When he contested elections in 1993, Chief M.K.O. Abiola was widely thought to be the richest person in Nigeria. MKO flaunted his credentials as international businessman, telephone mogul, newspaper publisher, Baba Addini, holder of over 100 traditional titles, Pillar of Sports in Africa, philanthropist extraordinary and repository of local adages and parables, but he never boasted that he had “working tools” of politics. How much money has Hadi Sirika got, compared to Uncle Waziri or MKO? International business journals say Aliko Dangote is the richest man in Africa. Kano State is a tiny dot in Africa; did you ever hear Aliko boast that he has enough dollars and euros to buy it up? 

The next logical question is, what do Sirika and his candidates intend to do with this money in the upcoming elections? He should be made to say how much money they are holding. The Electoral Act has pegged spending by a governorship candidate at N1 billion and N5 billion for a presidential candidate. I thought that was mean of the Electoral Act, because election logistics are costly. I am referring here to the legitimate costs such as moving around, opening and maintaining offices, printing posters and souvenirs, advertising, hotel accommodation, hiring halls, legal and security costs. But these are not the costs that Sirika was talking about when he boasted that they have enough money.

No wonder that criticism of Hadi Sirika’s gaffe came in thick and fast on the airwaves. One senator said he poked directly into poor voters’ eyes, told them that they are hungry and that they are chicken, who will go after any grain of millet that is thrown at them. Another Katsina politician said if Sirika has so much money, why is it that he did nothing when people in his ward are dying of hunger? Yet another, this time Katsina academic said Sirika made this boast because they used money to bribe delegates during the party primaries, and they believe they can do the same in the general election. He also asked, where is EFCC? Its agents have been looking for stashed money all over the place. Someone has just made it easy for them by boasting that he has loads of it, and for that matter he is a public officer.

If the purpose of Sirika’s boast was to intimidate election opponents, it is likely to backfire. National Bureau of Statistics recently revealed that 133 million Nigerians are in the firm grip of poverty, millions of them in Katsina State alone. There will now be a stampede to Sirika’s house to get the money, with no guarantee that the people who collect it will do his bidding in politics. You see, the poor Hausa man is very arrogant in his own way. He wants rich people to give him money but he wants them to give it to him in a dignified way. A Northern talakka does not want to be called matsiyaci, another name for a koboless bloke, and he hates it when rich people boast that they assisted him.

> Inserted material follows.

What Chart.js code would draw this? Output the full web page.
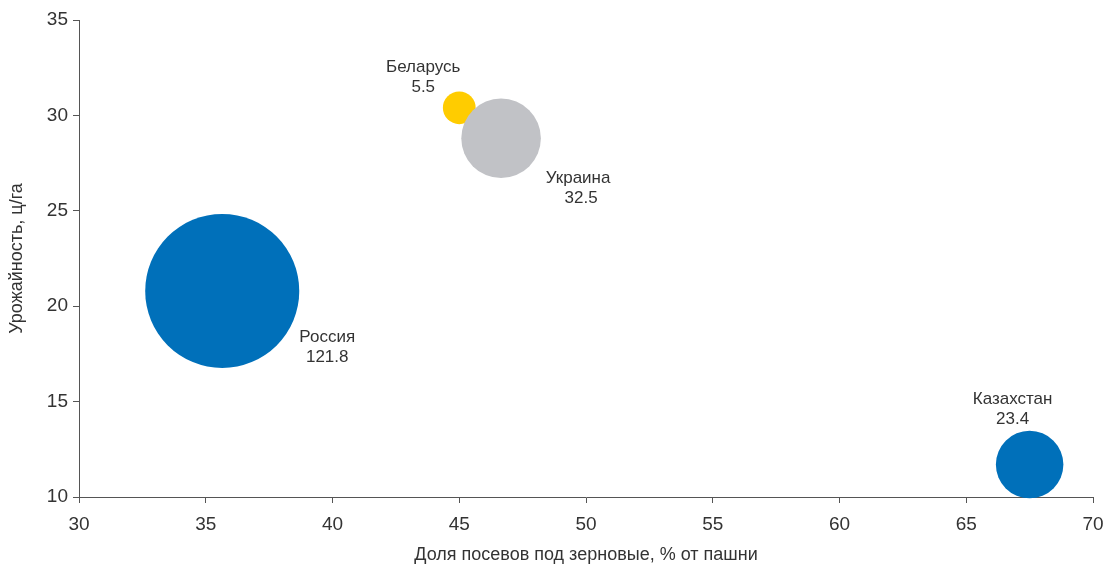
<!DOCTYPE html>
<html>
<head>
<meta charset="utf-8">
<script src="https://cdn.jsdelivr.net/npm/chart.js@4"></script>
<style>
  html, body { margin: 0; padding: 0; background: #fff; }
  #wrap { width: 1109px; height: 566px; }
</style>
</head>
<body>
<div id="wrap"><canvas id="chart"></canvas></div>
<script>
// данные
const countries = ["Россия", "Беларусь", "Украина", "Казахстан"];
const grainShare = [35.65, 45.0, 46.65, 67.5]; // доля посевов под зерновые, %
const yieldValues = [20.8, 30.4, 28.8, 11.7];  // урожайность, ц/га
const harvest = [121.8, 5.5, 32.5, 23.4];      // подпись под названием
const xTicks = [30, 35, 40, 45, 50, 55, 60, 65, 70];
const yTicks = [10, 15, 20, 25, 30, 35];

const colors = ["#0070ba", "#ffcc00", "#c1c2c6", "#0070ba"];
// смещение подписи относительно центра пузыря (px)
const labelOffsets = [[105, 56], [-36, -30], [77, 50], [-17, -55]];

const points = countries.map((c, i) => ({
  x: grainShare[i],
  y: yieldValues[i],
  r: 6.98 * Math.sqrt(harvest[i]),
}));

const bubbleLabels = {
  id: "bubbleLabels",
  afterDatasetsDraw(chart) {
    const ctx = chart.ctx;
    const meta = chart.getDatasetMeta(0);
    ctx.save();
    ctx.font = "17px 'Liberation Sans', Arial, sans-serif";
    ctx.fillStyle = "#333";
    ctx.textAlign = "center";
    ctx.textBaseline = "middle";
    meta.data.forEach((el, i) => {
      const x = el.x + labelOffsets[i][0];
      const y = el.y + labelOffsets[i][1];
      ctx.fillText(countries[i], x, y - 10);
      ctx.fillText(String(harvest[i]), x + (i == 2 ? 3 : 0), y + 10);
    });
    ctx.restore();
  },
};

const axisColor = "#555";

new Chart(document.getElementById("chart"), {
  type: "bubble",
  data: {
    datasets: [
      {
        data: points,
        backgroundColor: colors,
        borderWidth: 0,
        hoverBorderWidth: 0,
        clip: false,
      },
    ],
  },
  options: {
    responsive: true,
    maintainAspectRatio: false,
    animation: false,
    layout: { autoPadding: false, padding: { top: 20, right: 16, left: 6, bottom: 0 } },
    plugins: {
      legend: { display: false },
      tooltip: { enabled: false },
    },
    scales: {
      x: {
        type: "linear",
        min: 30,
        max: 70,
        afterBuildTicks: (s) => { s.ticks = xTicks.map((v) => ({ value: v })); },
        afterFit: (s) => {
          s.height = 69;
          s.paddingLeft = 0;
          s.paddingRight = 0;
        },
        grid: { drawOnChartArea: false, tickLength: 6, color: axisColor },
        border: { color: axisColor },
        ticks: {
          color: "#333",
          padding: 10,
          maxRotation: 0,
          font: { family: "'Liberation Sans', Arial, sans-serif", size: 19 },
        },
        title: {
          display: true,
          text: "Доля посевов под зерновые, % от пашни",
          color: "#333",
          padding: { top: 0, bottom: 0 },
          font: { family: "'Liberation Sans', Arial, sans-serif", size: 18 },
        },
      },
      y: {
        type: "linear",
        min: 10,
        max: 35,
        afterBuildTicks: (s) => { s.ticks = yTicks.map((v) => ({ value: v })); },
        afterFit: (s) => {
          s.width = 73;
          s.paddingTop = 0;
          s.paddingBottom = 0;
        },
        grid: { drawOnChartArea: false, tickLength: 6, color: axisColor },
        border: { color: axisColor },
        ticks: {
          color: "#333",
          padding: 5,
          font: { family: "'Liberation Sans', Arial, sans-serif", size: 19 },
        },
        title: {
          display: true,
          text: "Урожайность, ц/га",
          color: "#333",
          padding: { top: 0, bottom: 0 },
          font: { family: "'Liberation Sans', Arial, sans-serif", size: 18 },
        },
      },
    },
  },
  plugins: [bubbleLabels],
});
</script>
</body>
</html>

President Buhari said in London when he met King Charles last month, and reiterated when he met West African Elders Forum Pre-Election Mediation Mission led by former Sierra Leonean President Ernest Bai Koroma last Tuesday, that the 2023 elections will be clean and that no one will be allowed to use money or thugs in the elections. This reminds me of an incident during the Obama presidency, when Vice President Joe Biden accidentally revealed a social plan that Obama was billed to announce the next day. The White House Chief of Staff was outraged. He said, “No one upstages POTUS [President of the United States]!” Sirika more than upstaged Buhari. He contradicted him in every material particular, to use the notorious phrase in Decree 4 of 1984. When will Chief of Staff Prof Ibrahim Gambari be outraged and declare that no minister contradicts POFREN [President of Federal Republic of Nigeria]?